Word for word, copy all the data and drop the pictures.

*** Collected material

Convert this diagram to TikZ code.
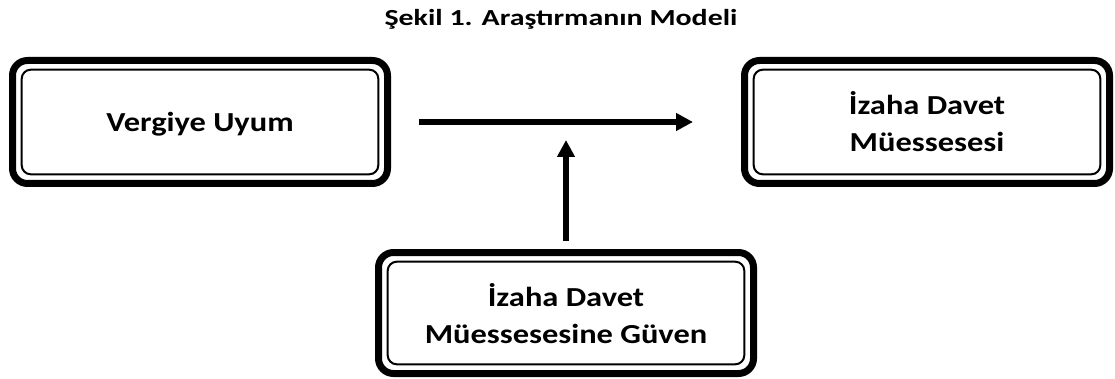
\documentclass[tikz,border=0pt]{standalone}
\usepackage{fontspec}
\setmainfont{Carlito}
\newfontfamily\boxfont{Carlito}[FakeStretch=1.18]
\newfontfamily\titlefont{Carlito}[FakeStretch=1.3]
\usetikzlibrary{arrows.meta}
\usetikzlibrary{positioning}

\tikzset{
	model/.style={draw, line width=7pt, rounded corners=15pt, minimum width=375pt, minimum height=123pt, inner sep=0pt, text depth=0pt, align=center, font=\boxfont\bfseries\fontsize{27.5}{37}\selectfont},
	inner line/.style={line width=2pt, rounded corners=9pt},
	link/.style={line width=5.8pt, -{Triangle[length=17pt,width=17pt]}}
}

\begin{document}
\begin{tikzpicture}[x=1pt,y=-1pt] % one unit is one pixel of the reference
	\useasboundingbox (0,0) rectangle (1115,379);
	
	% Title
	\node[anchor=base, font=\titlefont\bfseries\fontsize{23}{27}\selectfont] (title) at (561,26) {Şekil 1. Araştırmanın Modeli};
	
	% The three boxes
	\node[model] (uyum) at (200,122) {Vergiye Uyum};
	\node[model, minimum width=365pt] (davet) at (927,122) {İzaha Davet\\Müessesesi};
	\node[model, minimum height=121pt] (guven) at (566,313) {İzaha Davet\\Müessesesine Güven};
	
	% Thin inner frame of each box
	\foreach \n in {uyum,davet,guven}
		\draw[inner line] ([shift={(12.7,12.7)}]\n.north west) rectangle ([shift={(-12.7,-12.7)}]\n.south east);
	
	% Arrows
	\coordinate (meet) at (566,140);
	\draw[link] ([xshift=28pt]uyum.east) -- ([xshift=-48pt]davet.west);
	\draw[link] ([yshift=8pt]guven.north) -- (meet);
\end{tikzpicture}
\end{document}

******

**Correct answer:**
Convert this diagram to TikZ code.
\documentclass[tikz,border=0pt]{standalone}
\usepackage{fontspec}
\setmainfont{Carlito}
\newfontfamily\boxfont{Carlito}[FakeStretch=1.18]
\newfontfamily\titlefont{Carlito}[FakeStretch=1.3]
\usetikzlibrary{arrows.meta}
\usetikzlibrary{positioning}

\tikzset{
	model/.style={draw, line width=7pt, rounded corners=15pt, minimum width=375pt, minimum height=123pt, inner sep=0pt, text depth=0pt, align=center, font=\boxfont\bfseries\fontsize{27.5}{37}\selectfont},
	inner line/.style={line width=2pt, rounded corners=9pt},
	link/.style={line width=5.8pt, -{Triangle[length=17pt,width=17pt]}}
}

\begin{document}
\begin{tikzpicture}[x=1pt,y=-1pt] % one unit is one pixel of the reference
	\useasboundingbox (0,0) rectangle (1115,379);
	
	% Title
	\node[anchor=base, font=\titlefont\bfseries\fontsize{23}{27}\selectfont] (title) at (561,26) {Şekil 1. Araştırmanın Modeli};
	
	% The three boxes
	\node[model] (uyum) at (200,122) {Vergiye Uyum};
	\node[model, minimum width=365pt] (davet) at (927,122) {İzaha Davet\\Müessesesi};
	\node[model, minimum height=121pt] (guven) at (566,313) {İzaha Davet\\Müessesesine Güven};
	
	% Thin inner frame of each box
	\foreach \n in {uyum,davet,guven}
		\draw[inner line] ([shift={(12.7,12.7)}]\n.north west) rectangle ([shift={(-12.7,-12.7)}]\n.south east);
	
	% Arrows
	\coordinate (meet) at (566,140);
	\draw[link] ([xshift=28pt]uyum.east) -- ([xshift=-48pt]davet.west);
	\draw[link] ([yshift=8pt]guven.north) -- (meet);
\end{tikzpicture}
\end{document}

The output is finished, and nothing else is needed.